Not helping matters is a cringe-inducing romance that develops between first cousins Mary and Vincent. Coppola has trimmed some of that down here – a move that will no doubt raise a few eyebrows, as it seems to be a sign that a father is finally giving in and admitting he made a mistake by casting his daughter. But the Vincent-Mary romance is too integral to the main plot to be completely nixed, and so it lingers, stinking things up. There are also story beats that never ring true – like a redemptive arc between Michael and ex-wife Kay (Diane Keaton), or a minor plotline about Michael’s son wanting to be a singer instead of a lawyer. Who cares?
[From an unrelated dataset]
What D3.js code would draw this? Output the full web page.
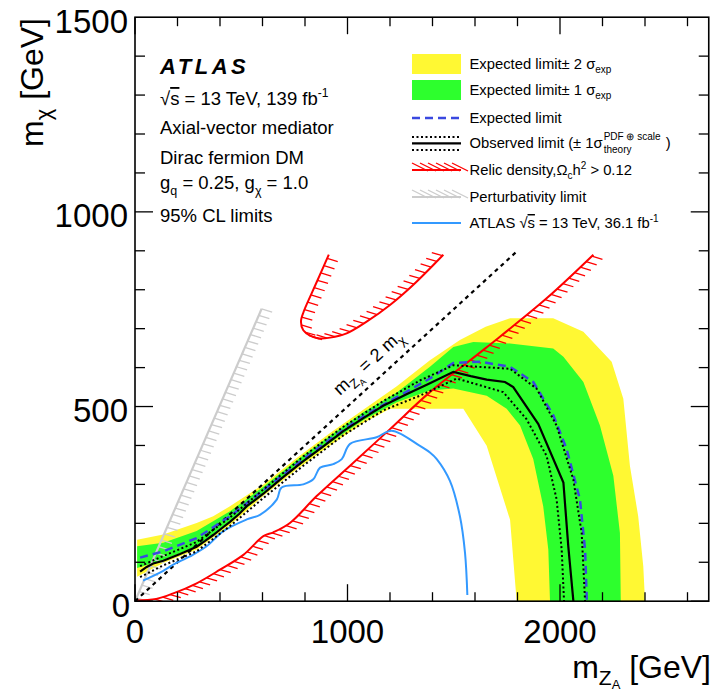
<!DOCTYPE html>
<html>
<head>
<meta charset="utf-8">
<script src="https://cdn.jsdelivr.net/npm/d3@7"></script>
<style>
  body { margin: 0; background: #fff; }
  svg { font-family: "Liberation Sans", Arial, Helvetica, sans-serif; }
</style>
</head>
<body>
<div id="chart"></div>
<script>
// values, [m_ZA, m_chi] in GeV
const yellowOuter = [[10,158],[133,171],[290,201],[368,218],[447,244],[604,300],[761,368],[918,432],[1074,492],[1232,552],[1388,619],[1529,671],[1650,705],[1765,727],[1968,727],[2110,692],[2243,615],[2298,520],[2329,348],[2368,218],[2392,89],[2400,0]];
const yellowInner = [[10,63],[133,98],[290,132],[447,195],[604,270],[761,338],[918,400],[1074,458],[1200,494],[1388,494],[1545,494],[1655,399],[1765,209],[1796,0]];
const greenOuter = [[10,141],[133,150],[290,180],[447,231],[604,294],[761,362],[918,425],[1074,485],[1232,536],[1388,602],[1498,653],[1592,666],[1765,662],[1968,649],[2016,628],[2110,563],[2188,451],[2251,322],[2282,175],[2286,0]];
const greenInner = [[10,85],[133,106],[290,141],[447,203],[604,276],[761,344],[918,407],[1074,465],[1232,511],[1388,541],[1498,546],[1655,528],[1749,494],[1812,451],[1874,365],[1921,244],[1945,132],[1953,0]];
const expected = [[24,112],[133,128],[290,162],[447,218],[604,285],[761,352],[918,416],[1074,475],[1232,524],[1388,572],[1498,612],[1624,615],[1765,602],[1874,563],[1969,477],[2031,391],[2094,261],[2118,132],[2125,21],[2126,0]];
const observed = [[24,76],[55,88],[86,97],[133,104],[180,114],[212,121],[250,130],[290,140],[330,155],[368,170],[410,188],[447,204],[490,224],[526,244],[604,276],[700,320],[792,360],[880,395],[980,437],[1080,472],[1168,502],[1280,532],[1388,560],[1498,589],[1580,578],[1655,569],[1741,563],[1780,550],[1898,455],[2016,305],[2039,141],[2063,0]];
const observedUp = [[24,90],[133,116],[290,152],[447,215],[604,287],[792,372],[980,448],[1168,514],[1341,567],[1498,606],[1765,597],[1890,546],[1984,451],[2063,312],[2102,175],[2118,0]];
const observedDown = [[24,62],[133,92],[290,128],[447,193],[604,265],[792,348],[980,426],[1168,490],[1341,528],[1514,572],[1733,537],[1842,468],[1937,373],[1984,262],[2008,132],[2019,0]];
const atlas36 = [[38,53],[133,78],[180,94],[259,115],[337,141],[416,180],[526,210],[588,222],[667,261],[690,292],[792,300],[839,313],[871,343],[933,352],[973,365],[1012,404],[1137,421],[1208,438],[1341,399],[1388,382],[1420,365],[1482,309],[1529,218],[1553,124],[1564,16]];
const relicLow = [[0,2],[100,6],[180,20],[290,46],[400,81],[510,119],[604,167],[651,177],[729,201],[855,270],[1012,348],[1200,442],[1388,537],[1650,650],[1937,778],[2157,890]];
const relicU = [[912,890],[870,838],[828,787],[794,744],[781,718],[792,696],[824,682],[863,675],[918,677],[996,688],[1090,718],[1200,761],[1310,813],[1451,890]];
const perturb = [[0,0],[596,751]];
const diagonal = [[0,0],[1800,900]];

const xTicksMajor = [0, 1000, 2000];
const xTicksMinor = d3.range(0, 2700, 200);
const yTicksMajor = [0, 500, 1000, 1500];
const yTicksMinor = d3.range(0, 1500, 100);

const width = 714, height = 692;
const x = d3.scaleLinear().domain([0, 2700]).range([135, 708.75]);
const y = d3.scaleLinear().domain([0, 1500]).range([601.2, 17.2]);

const svg = d3.select("#chart").append("svg")
    .attr("width", width)
    .attr("height", height);

svg.append("clipPath").attr("id", "plotclip")
    .append("rect")
    .attr("x", x(0)).attr("y", y(1500))
    .attr("width", x(2700) - x(0)).attr("height", y(0) - y(1500));

const plot = svg.append("g").attr("clip-path", "url(#plotclip)");

const line = d3.line().x(d => x(d[0])).y(d => y(d[1]));
const smooth = d3.line().x(d => x(d[0])).y(d => y(d[1])).curve(d3.curveCatmullRom);

function band(outer, inner) {
    return line(outer.concat(inner.slice().reverse())) + "Z";
}

plot.append("path").attr("d", band(yellowOuter, yellowInner)).attr("fill", "#fff833");
plot.append("path").attr("d", band(greenOuter, greenInner)).attr("fill", "#2dff2d");

// hatched exclusion lines, hatches all parallel, on one side of the curve
function hatched(g, node, side, step, len, color) {
    const total = node.getTotalLength();
    const n0 = Math.hypot(1, 0.3);
    for (let s = step / 2; s < total; s += step) {
        const p = node.getPointAtLength(s);
        const a = node.getPointAtLength(Math.max(0, s - 1));
        const b = node.getPointAtLength(Math.min(total, s + 1));
        const dx = b.x - a.x, dy = b.y - a.y;
        const nx = side * dy, ny = -side * dx;
        let hx = 1 / n0, hy = 0.3 / n0;
        if (hx * nx + hy * ny < 0) { hx = -hx; hy = -hy; }
        g.append("line")
            .attr("x1", p.x).attr("y1", p.y)
            .attr("x2", p.x + len * hx).attr("y2", p.y + len * hy)
            .attr("stroke", color).attr("stroke-width", 1.3);
    }
}

const gray = plot.append("path").attr("d", line(perturb))
    .attr("fill", "none").attr("stroke", "#cccccc").attr("stroke-width", 2.2);
hatched(plot, gray.node(), -1, 7, 11, "#cccccc");

const relic1 = plot.append("path").attr("d", smooth(relicLow))
    .attr("fill", "none").attr("stroke", "#ff0000").attr("stroke-width", 2);
hatched(plot, relic1.node(), -1, 8, 11, "#ff0000");

const relic2 = plot.append("path").attr("d", smooth(relicU))
    .attr("fill", "none").attr("stroke", "#ff0000").attr("stroke-width", 2);
hatched(plot, relic2.node(), 1, 8, 11, "#ff0000");

plot.append("path").attr("d", line(diagonal))
    .attr("fill", "none").attr("stroke", "#000").attr("stroke-width", 2.2)
    .attr("stroke-dasharray", "4,4");

plot.append("path").attr("d", smooth(atlas36))
    .attr("fill", "none").attr("stroke", "#3399ff").attr("stroke-width", 2);

plot.append("path").attr("d", line(expected))
    .attr("fill", "none").attr("stroke", "#3a48e0").attr("stroke-width", 2.5)
    .attr("stroke-dasharray", "8,5");

[observedUp, observedDown].forEach(s => {
    plot.append("path").attr("d", line(s))
        .attr("fill", "none").attr("stroke", "#000").attr("stroke-width", 2)
        .attr("stroke-dasharray", "2,2.5");
});
plot.append("path").attr("d", line(observed))
    .attr("fill", "none").attr("stroke", "#000").attr("stroke-width", 2.2);

// m_ZA = 2 m_chi label along the diagonal
const diagLabel = svg.append("text")
    .attr("transform", "translate(" + x(965) + "," + y(527) + ") rotate(-42.3)")
    .attr("font-size", 18);
diagLabel.append("tspan").text("m");
diagLabel.append("tspan").attr("font-size", 13).attr("dy", 5).text("Z");
diagLabel.append("tspan").attr("font-size", 9).attr("dy", 3).text("A");
diagLabel.append("tspan").attr("font-size", 18).attr("dy", -8).text(" = 2 m");
diagLabel.append("tspan").attr("font-size", 13).attr("dy", 5).text("χ");

// frame and ticks
svg.append("rect")
    .attr("x", x(0)).attr("y", y(1500))
    .attr("width", x(2700) - x(0)).attr("height", y(0) - y(1500))
    .attr("fill", "none").attr("stroke", "#000").attr("stroke-width", 1.6);

const ticks = svg.append("g").attr("stroke", "#000").attr("stroke-width", 1.3);
xTicksMinor.forEach(v => {
    const len = xTicksMajor.includes(v) ? 17 : 9;
    ticks.append("line").attr("x1", x(v)).attr("x2", x(v)).attr("y1", y(0)).attr("y2", y(0) - len);
    ticks.append("line").attr("x1", x(v)).attr("x2", x(v)).attr("y1", y(1500)).attr("y2", y(1500) + len);
});
yTicksMinor.forEach(v => {
    const len = yTicksMajor.includes(v) ? 18 : 10;
    ticks.append("line").attr("x1", x(0)).attr("x2", x(0) + len).attr("y1", y(v)).attr("y2", y(v));
    ticks.append("line").attr("x1", x(2700)).attr("x2", x(2700) - len).attr("y1", y(v)).attr("y2", y(v));
});

svg.append("g").selectAll("text").data(xTicksMajor).enter().append("text")
    .attr("x", d => x(d)).attr("y", 643)
    .attr("text-anchor", "middle").attr("font-size", 33)
    .text(d => d);
svg.append("g").selectAll("text").data(yTicksMajor).enter().append("text")
    .attr("x", d => d === 0 ? 130 : 128).attr("y", d => y(d) + 15.5)
    .attr("text-anchor", "end").attr("font-size", 33)
    .text(d => d);

// axis titles
const xt = svg.append("text").attr("x", 711).attr("y", 678)
    .attr("text-anchor", "end").attr("font-size", 32);
xt.append("tspan").text("m");
xt.append("tspan").attr("font-size", 21).attr("dy", 7).text("Z");
xt.append("tspan").attr("font-size", 13).attr("dy", 4).text("A");
xt.append("tspan").attr("font-size", 32).attr("dy", -11).text(" [GeV]");

const yt = svg.append("text").attr("transform", "translate(43,18) rotate(-90)")
    .attr("text-anchor", "end").attr("font-size", 32);
yt.append("tspan").text("m");
yt.append("tspan").attr("font-size", 22).attr("dy", 8).text("χ");
yt.append("tspan").attr("font-size", 32).attr("dy", -8).text(" [GeV]");

// info block
const info = svg.append("g").attr("font-size", 18.5);
info.append("text").attr("x", 160).attr("y", 74)
    .attr("font-size", 22).attr("font-weight", "bold").attr("font-style", "italic")
    .attr("letter-spacing", 3.5).text("ATLAS");
const rs = info.append("text").attr("x", 160).attr("y", 105);
rs.append("tspan").text("√");
rs.append("tspan").style("text-decoration", "overline").text("s");
rs.append("tspan").text(" = 13 TeV, 139 fb");
rs.append("tspan").attr("font-size", 12).attr("dy", -8).text("-1");
info.append("text").attr("x", 160).attr("y", 134).text("Axial-vector mediator");
info.append("text").attr("x", 160).attr("y", 164).text("Dirac fermion DM");
const gq = info.append("text").attr("x", 160).attr("y", 189);
gq.append("tspan").text("g");
gq.append("tspan").attr("font-size", 12.5).attr("dy", 6).text("q");
gq.append("tspan").attr("dy", -6).text(" = 0.25, g");
gq.append("tspan").attr("font-size", 12.5).attr("dy", 6).text("χ");
gq.append("tspan").attr("dy", -6).text(" = 1.0");
info.append("text").attr("x", 160).attr("y", 221.5).text("95% CL limits");

// legend
const lg = svg.append("g");
const lx0 = 412, lx1 = 461, tx = 469.5;
const rowY = [64, 90, 118, 143.4, 170, 197, 223];
lg.append("rect").attr("x", lx0).attr("y", rowY[0] - 10).attr("width", lx1 - lx0).attr("height", 20).attr("fill", "#fff833");
lg.append("rect").attr("x", lx0).attr("y", rowY[1] - 10).attr("width", lx1 - lx0).attr("height", 20).attr("fill", "#2dff2d");
lg.append("line").attr("x1", lx0).attr("x2", lx1).attr("y1", rowY[2]).attr("y2", rowY[2])
    .attr("stroke", "#3a48e0").attr("stroke-width", 2.5).attr("stroke-dasharray", "8,5");
lg.append("line").attr("x1", lx0).attr("x2", lx1).attr("y1", rowY[3]).attr("y2", rowY[3])
    .attr("stroke", "#000").attr("stroke-width", 2.2);
[-6.5, 6.5].forEach(o => {
    lg.append("line").attr("x1", lx0).attr("x2", lx1).attr("y1", rowY[3] + o).attr("y2", rowY[3] + o)
        .attr("stroke", "#000").attr("stroke-width", 2).attr("stroke-dasharray", "2,2.5");
});
[[rowY[4], "#ff0000"], [rowY[5], "#cccccc"]].forEach(([yy, c]) => {
    lg.append("line").attr("x1", lx0).attr("x2", lx1).attr("y1", yy).attr("y2", yy)
        .attr("stroke", c).attr("stroke-width", 2);
    for (let hx = lx0; hx < lx1 - 8; hx += 8) {
        lg.append("line").attr("x1", hx).attr("y1", yy - 7).attr("x2", hx + 16).attr("y2", yy + 1)
            .attr("stroke", c).attr("stroke-width", 1.3);
    }
});
lg.append("line").attr("x1", lx0).attr("x2", lx1).attr("y1", rowY[6]).attr("y2", rowY[6])
    .attr("stroke", "#3399ff").attr("stroke-width", 2);

const lt = lg.append("g").attr("font-size", 14.8);
const t0 = lt.append("text").attr("x", tx).attr("y", rowY[0] + 5);
t0.append("tspan").text("Expected limit± 2 σ");
t0.append("tspan").attr("font-size", 10).attr("dy", 4).text("exp");
const t1 = lt.append("text").attr("x", tx).attr("y", rowY[1] + 5);
t1.append("tspan").text("Expected limit± 1 σ");
t1.append("tspan").attr("font-size", 10).attr("dy", 4).text("exp");
lt.append("text").attr("x", tx).attr("y", rowY[2] + 5).text("Expected limit");
const t3 = lt.append("text").attr("x", tx).attr("y", rowY[3] + 5).text("Observed limit (± 1σ");
const w3 = t3.node().getComputedTextLength();
lt.append("text").attr("x", tx + w3 + 1).attr("y", rowY[3] - 3).attr("font-size", 10).text("PDF ⊕ scale");
lt.append("text").attr("x", tx + w3 + 1).attr("y", rowY[3] + 10).attr("font-size", 10).text("theory");
lt.append("text").attr("x", tx + w3 + 63).attr("y", rowY[3] + 5).text(")");
const t4 = lt.append("text").attr("x", tx).attr("y", rowY[4] + 5);
t4.append("tspan").text("Relic density,Ω");
t4.append("tspan").attr("font-size", 10).attr("dy", 4).text("c");
t4.append("tspan").attr("dy", -4).text("h");
t4.append("tspan").attr("font-size", 10).attr("dy", -6).text("2");
t4.append("tspan").attr("dy", 6).text(" > 0.12");
lt.append("text").attr("x", tx).attr("y", rowY[5] + 5).text("Perturbativity limit");
const t6 = lt.append("text").attr("x", tx).attr("y", rowY[6] + 5);
t6.append("tspan").text("ATLAS √");
t6.append("tspan").style("text-decoration", "overline").text("s");
t6.append("tspan").text(" = 13 TeV, 36.1 fb");
t6.append("tspan").attr("font-size", 10).attr("dy", -6).text("-1");
</script>
</body>
</html>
But even these glaring problems can’t completely capsize The Godfather, Coda. Coppola’s direction is too sharp; too clever to be ignored. The way he draws parallels between the opera the family attends at the climax and events that come afterward is delicious. And the plot lines involving the Vatican Bank – which are based on conspiracy theories that swirled around the sudden death of Pope John Paul I – are the type of big, swing-for-the-fences storytelling that most filmmakers would be afraid to tackle these days. Coppola also stages several showstopping set-pieces, like when a gunman in a helicopter blows away an entire room of old mobsters gathering in Atlantic City, or when Vincent puts together a big, elaborate sting to take out rival gangster Joey Zasa (Joe Mantegna, who outshines nearly half the cast here in his brief but memorable role). And of course, there’s a big montage where all accounts are settled and everyone who got in Michael’s way gets violently rubbed out (one guy gets stabbed in the neck with his own glasses, resulting in geysers of blood). It’s undeniable: when Coppola gets going, he’s unstoppable.
Anchoring all of this is Pacino, who gives a memorable turn as a very different Michael. If you watch all three films back-to-back – as I did recently – it’s jarring to see how different a person Michael seems in each incarnation. He’s out of his depth for most of The Godfather, he’s ruthless and almost psychopathic in The Godfather Part II, and here, he’s weary. You can feel the tiredness radiating off of Pacino as he shuffles around, hidden away behind dark sunglasses. He’s mellowed in his old age, and all he wants is to put the past behind him. But he can’t. Just when he thought he was out, they pull him back in.